### AIM OF THE EXERCISE:
Transcribe every line exactly. Leave the pictures behind.

### GIVEN INFORMATION:
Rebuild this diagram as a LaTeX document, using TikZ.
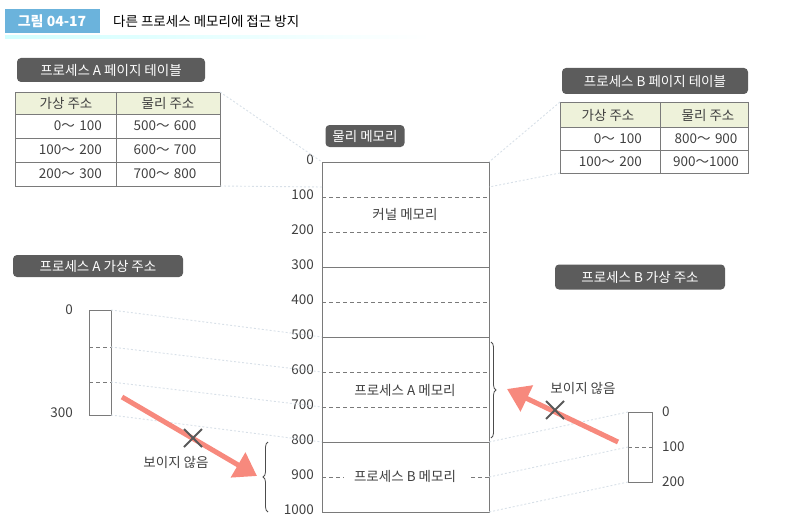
\documentclass[tikz,border=0pt]{standalone}
\usepackage{fontspec}
\setmainfont{Noto Sans CJK KR}
\usetikzlibrary{arrows.meta,decorations.pathreplacing,calc}

\definecolor{tagblue}{HTML}{6BB3DC}
\definecolor{taggray}{HTML}{5C5C5C}
\definecolor{headgreen}{HTML}{EEF2DA}
\definecolor{linegray}{HTML}{7A7A7A}
\definecolor{arrowred}{HTML}{F7897D}
\definecolor{guideblue}{HTML}{D8E0E8}

\tikzset{
  tag/.style={fill=taggray, rounded corners=4pt, text=white, inner sep=0pt,
    font=\fontsize{13.5}{15}\selectfont},
  txt/.style={font=\fontsize{13.5}{15}\selectfont, text=black!75, inner sep=1pt},
  memline/.style={draw=linegray, line width=0.8pt},
  memdash/.style={draw=linegray, line width=0.8pt, dash pattern=on 4pt off 3pt},
  guide/.style={draw=guideblue, line width=0.9pt, dash pattern=on 2pt off 2pt},
  blocked/.style={draw=arrowred, line width=5pt, -{Triangle[length=22pt,width=28pt]}},
  cross/.style={draw=black!65, line width=1.8pt},
  bracket/.style={draw=black!70, line width=0.8pt, decorate, decoration={brace, amplitude=5pt}},
}

\begin{document}
\begin{tikzpicture}[x=1pt, y=-1pt]
  \useasboundingbox (0,0) rectangle (785,519);

  % title
  \node[fill=tagblue, text=white, minimum width=95pt, minimum height=24pt, inner sep=0pt,
    font=\fontsize{14}{15}\bfseries] (figno) at (52,21) {그림 04-17};
  \node[anchor=west, inner sep=0pt, font=\fontsize{13.5}{15}\selectfont] (title) at (113,21) {다른 프로세스 메모리에 접근 방지};
  \shade[left color=cyan!18, right color=white] (5,36) rectangle (430,39);

  % page table A
  \node[tag, minimum width=188pt, minimum height=24pt] (tagPTA) at (111,70) {프로세스 A 페이지 테이블};
  \fill[headgreen] (15,92) rectangle (220,114);
  \draw[memline] (15,92) rectangle (220,186);
  \draw[memline] (15,114) -- (220,114) (15,138) -- (220,138) (15,162) -- (220,162);
  \draw[memline] (116,92) -- (116,186);
  \coordinate (ptaTop) at (220,92);
  \coordinate (ptaBot) at (220,186);
  \node[txt] (ptaH1) at (66,103) {가상 주소};
  \node[txt] (ptaH2) at (168,103) {물리 주소};
  \node[txt, anchor=east] (ptaV1) at (103,126) {0～\,\,100};
  \node[txt, anchor=east] (ptaV2) at (103,150) {100～\,\,200};
  \node[txt, anchor=east] (ptaV3) at (103,174) {200～\,\,300};
  \node[txt] (ptaP1) at (165,126) {500～\,\,600};
  \node[txt] (ptaP2) at (165,150) {600～\,\,700};
  \node[txt] (ptaP3) at (165,174) {700～\,\,800};

  % page table B
  \node[tag, minimum width=186pt, minimum height=26pt] (tagPTB) at (655,81) {프로세스 B 페이지 테이블};
  \fill[headgreen] (560,102) rectangle (748,127);
  \draw[memline] (560,102) rectangle (748,173);
  \draw[memline] (560,127) -- (748,127) (560,150) -- (748,150);
  \draw[memline] (660,102) -- (660,173);
  \coordinate (ptbTop) at (560,102);
  \coordinate (ptbBot) at (560,173);
  \node[txt] (ptbH1) at (608,115) {가상 주소};
  \node[txt] (ptbH2) at (708,115) {물리 주소};
  \node[txt, anchor=east] (ptbV1) at (643,139) {0～\,\,100};
  \node[txt, anchor=east] (ptbV2) at (643,162) {100～\,\,200};
  \node[txt] (ptbP1) at (706,139) {800～\,\,900};
  \node[txt] (ptbP2) at (706,162) {900～1000};

  % physical memory
  \node[tag, minimum width=79pt, minimum height=22pt] (tagPhys) at (365,136) {물리 메모리};
  \draw[memline] (322,162) rectangle (489,512);
  \foreach \a in {0,100,...,1000} {
    \coordinate (mL\a) at (322,{162+0.35*\a});
    \coordinate (mR\a) at (489,{162+0.35*\a});
    \node[txt, anchor=east] (addr\a) at (315,{160+0.35*\a}) {\a};
  }
  \foreach \a in {100,200,400,600,700}
    \draw[memdash] (mL\a) -- (mR\a);
  \foreach \a in {300,500,800}
    \draw[memline] (mL\a) -- (mR\a);
  \draw[memdash] (mL900) -- ++(22,0);
  \draw[memdash] (mR900) -- ++(-20,0);
  \node[txt] (kernel) at (405,214) {커널 메모리};
  \node[txt] (memA) at (405,390) {프로세스 A 메모리};
  \node[txt, fill=white] (memB) at (405,476) {프로세스 B 메모리};
  \draw[bracket] (491,342) -- (491,438);
  \draw[bracket] (268,512) -- (268,442);

  % process A virtual addresses
  \node[tag, minimum width=170pt, minimum height=22pt] (tagVA) at (98,266) {프로세스 A 가상 주소};
  \draw[memline] (89,310) rectangle (111,415);
  \draw[memdash] (89,347) -- (111,347) (89,382) -- (111,382);
  \coordinate (va0) at (111,310);
  \coordinate (va100) at (111,347);
  \coordinate (va200) at (111,382);
  \coordinate (va300) at (111,415);
  \node[txt, anchor=east] (vaLab0) at (74,310) {0};
  \node[txt, anchor=east] (vaLab300) at (74,413) {300};

  % process B virtual addresses
  \node[tag, minimum width=170pt, minimum height=25pt] (tagVB) at (640,277) {프로세스 B 가상 주소};
  \draw[memline] (628,412) rectangle (652,482);
  \draw[memdash] (628,447) -- (652,447);
  \coordinate (vb0) at (628,412);
  \coordinate (vb100) at (628,447);
  \coordinate (vb200) at (628,482);
  \node[txt, anchor=west] (vbLab0) at (661,412) {0};
  \node[txt, anchor=west] (vbLab100) at (661,447) {100};
  \node[txt, anchor=west] (vbLab200) at (661,482) {200};

  % guide lines
  \draw[guide] (ptaTop) -- (mL0);
  \draw[guide] (ptaBot) -- (322,187);
  \draw[guide] (ptbTop) -- (mR0);
  \draw[guide] (ptbBot) -- (489,187);
  \draw[guide] (va0) -- (mL500);
  \draw[guide] (va100) -- (mL600);
  \draw[guide] (va200) -- (mL700);
  \draw[guide] (va300) -- (mL800);
  \draw[guide] (vb0) -- (mR800);
  \draw[guide] (vb100) -- (mR900);
  \draw[guide] (vb200) -- (mR1000);

  % blocked access
  \coordinate (startA) at (122,397);
  \coordinate (endA) at (257,476);
  \draw[blocked] (startA) -- (endA);
  \coordinate (xA) at (193,438);
  \draw[cross] ($(xA)+(-9,-9)$) -- ($(xA)+(9,9)$) ($(xA)+(-9,9)$) -- ($(xA)+(9,-9)$);
  \node[txt] (noA) at (176,462) {보이지 않음};

  \coordinate (startB) at (618,442);
  \coordinate (endB) at (507,389);
  \draw[blocked] (startB) -- (endB);
  \coordinate (xB) at (555,410);
  \draw[cross] ($(xB)+(-9,-9)$) -- ($(xB)+(9,9)$) ($(xB)+(-9,9)$) -- ($(xB)+(9,-9)$);
  \node[txt] (noB) at (583,388) {보이지 않음};
\end{tikzpicture}
\end{document}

### ANSWER TO THE PROBLEM:
Rebuild this diagram as a LaTeX document, using TikZ.
\documentclass[tikz,border=0pt]{standalone}
\usepackage{fontspec}
\setmainfont{Noto Sans CJK KR}
\usetikzlibrary{arrows.meta,decorations.pathreplacing,calc}

\definecolor{tagblue}{HTML}{6BB3DC}
\definecolor{taggray}{HTML}{5C5C5C}
\definecolor{headgreen}{HTML}{EEF2DA}
\definecolor{linegray}{HTML}{7A7A7A}
\definecolor{arrowred}{HTML}{F7897D}
\definecolor{guideblue}{HTML}{D8E0E8}

\tikzset{
  tag/.style={fill=taggray, rounded corners=4pt, text=white, inner sep=0pt,
    font=\fontsize{13.5}{15}\selectfont},
  txt/.style={font=\fontsize{13.5}{15}\selectfont, text=black!75, inner sep=1pt},
  memline/.style={draw=linegray, line width=0.8pt},
  memdash/.style={draw=linegray, line width=0.8pt, dash pattern=on 4pt off 3pt},
  guide/.style={draw=guideblue, line width=0.9pt, dash pattern=on 2pt off 2pt},
  blocked/.style={draw=arrowred, line width=5pt, -{Triangle[length=22pt,width=28pt]}},
  cross/.style={draw=black!65, line width=1.8pt},
  bracket/.style={draw=black!70, line width=0.8pt, decorate, decoration={brace, amplitude=5pt}},
}

\begin{document}
\begin{tikzpicture}[x=1pt, y=-1pt]
  \useasboundingbox (0,0) rectangle (785,519);

  % title
  \node[fill=tagblue, text=white, minimum width=95pt, minimum height=24pt, inner sep=0pt,
    font=\fontsize{14}{15}\bfseries] (figno) at (52,21) {그림 04-17};
  \node[anchor=west, inner sep=0pt, font=\fontsize{13.5}{15}\selectfont] (title) at (113,21) {다른 프로세스 메모리에 접근 방지};
  \shade[left color=cyan!18, right color=white] (5,36) rectangle (430,39);

  % page table A
  \node[tag, minimum width=188pt, minimum height=24pt] (tagPTA) at (111,70) {프로세스 A 페이지 테이블};
  \fill[headgreen] (15,92) rectangle (220,114);
  \draw[memline] (15,92) rectangle (220,186);
  \draw[memline] (15,114) -- (220,114) (15,138) -- (220,138) (15,162) -- (220,162);
  \draw[memline] (116,92) -- (116,186);
  \coordinate (ptaTop) at (220,92);
  \coordinate (ptaBot) at (220,186);
  \node[txt] (ptaH1) at (66,103) {가상 주소};
  \node[txt] (ptaH2) at (168,103) {물리 주소};
  \node[txt, anchor=east] (ptaV1) at (103,126) {0～\,\,100};
  \node[txt, anchor=east] (ptaV2) at (103,150) {100～\,\,200};
  \node[txt, anchor=east] (ptaV3) at (103,174) {200～\,\,300};
  \node[txt] (ptaP1) at (165,126) {500～\,\,600};
  \node[txt] (ptaP2) at (165,150) {600～\,\,700};
  \node[txt] (ptaP3) at (165,174) {700～\,\,800};

  % page table B
  \node[tag, minimum width=186pt, minimum height=26pt] (tagPTB) at (655,81) {프로세스 B 페이지 테이블};
  \fill[headgreen] (560,102) rectangle (748,127);
  \draw[memline] (560,102) rectangle (748,173);
  \draw[memline] (560,127) -- (748,127) (560,150) -- (748,150);
  \draw[memline] (660,102) -- (660,173);
  \coordinate (ptbTop) at (560,102);
  \coordinate (ptbBot) at (560,173);
  \node[txt] (ptbH1) at (608,115) {가상 주소};
  \node[txt] (ptbH2) at (708,115) {물리 주소};
  \node[txt, anchor=east] (ptbV1) at (643,139) {0～\,\,100};
  \node[txt, anchor=east] (ptbV2) at (643,162) {100～\,\,200};
  \node[txt] (ptbP1) at (706,139) {800～\,\,900};
  \node[txt] (ptbP2) at (706,162) {900～1000};

  % physical memory
  \node[tag, minimum width=79pt, minimum height=22pt] (tagPhys) at (365,136) {물리 메모리};
  \draw[memline] (322,162) rectangle (489,512);
  \foreach \a in {0,100,...,1000} {
    \coordinate (mL\a) at (322,{162+0.35*\a});
    \coordinate (mR\a) at (489,{162+0.35*\a});
    \node[txt, anchor=east] (addr\a) at (315,{160+0.35*\a}) {\a};
  }
  \foreach \a in {100,200,400,600,700}
    \draw[memdash] (mL\a) -- (mR\a);
  \foreach \a in {300,500,800}
    \draw[memline] (mL\a) -- (mR\a);
  \draw[memdash] (mL900) -- ++(22,0);
  \draw[memdash] (mR900) -- ++(-20,0);
  \node[txt] (kernel) at (405,214) {커널 메모리};
  \node[txt] (memA) at (405,390) {프로세스 A 메모리};
  \node[txt, fill=white] (memB) at (405,476) {프로세스 B 메모리};
  \draw[bracket] (491,342) -- (491,438);
  \draw[bracket] (268,512) -- (268,442);

  % process A virtual addresses
  \node[tag, minimum width=170pt, minimum height=22pt] (tagVA) at (98,266) {프로세스 A 가상 주소};
  \draw[memline] (89,310) rectangle (111,415);
  \draw[memdash] (89,347) -- (111,347) (89,382) -- (111,382);
  \coordinate (va0) at (111,310);
  \coordinate (va100) at (111,347);
  \coordinate (va200) at (111,382);
  \coordinate (va300) at (111,415);
  \node[txt, anchor=east] (vaLab0) at (74,310) {0};
  \node[txt, anchor=east] (vaLab300) at (74,413) {300};

  % process B virtual addresses
  \node[tag, minimum width=170pt, minimum height=25pt] (tagVB) at (640,277) {프로세스 B 가상 주소};
  \draw[memline] (628,412) rectangle (652,482);
  \draw[memdash] (628,447) -- (652,447);
  \coordinate (vb0) at (628,412);
  \coordinate (vb100) at (628,447);
  \coordinate (vb200) at (628,482);
  \node[txt, anchor=west] (vbLab0) at (661,412) {0};
  \node[txt, anchor=west] (vbLab100) at (661,447) {100};
  \node[txt, anchor=west] (vbLab200) at (661,482) {200};

  % guide lines
  \draw[guide] (ptaTop) -- (mL0);
  \draw[guide] (ptaBot) -- (322,187);
  \draw[guide] (ptbTop) -- (mR0);
  \draw[guide] (ptbBot) -- (489,187);
  \draw[guide] (va0) -- (mL500);
  \draw[guide] (va100) -- (mL600);
  \draw[guide] (va200) -- (mL700);
  \draw[guide] (va300) -- (mL800);
  \draw[guide] (vb0) -- (mR800);
  \draw[guide] (vb100) -- (mR900);
  \draw[guide] (vb200) -- (mR1000);

  % blocked access
  \coordinate (startA) at (122,397);
  \coordinate (endA) at (257,476);
  \draw[blocked] (startA) -- (endA);
  \coordinate (xA) at (193,438);
  \draw[cross] ($(xA)+(-9,-9)$) -- ($(xA)+(9,9)$) ($(xA)+(-9,9)$) -- ($(xA)+(9,-9)$);
  \node[txt] (noA) at (176,462) {보이지 않음};

  \coordinate (startB) at (618,442);
  \coordinate (endB) at (507,389);
  \draw[blocked] (startB) -- (endB);
  \coordinate (xB) at (555,410);
  \draw[cross] ($(xB)+(-9,-9)$) -- ($(xB)+(9,9)$) ($(xB)+(-9,9)$) -- ($(xB)+(9,-9)$);
  \node[txt] (noB) at (583,388) {보이지 않음};
\end{tikzpicture}
\end{document}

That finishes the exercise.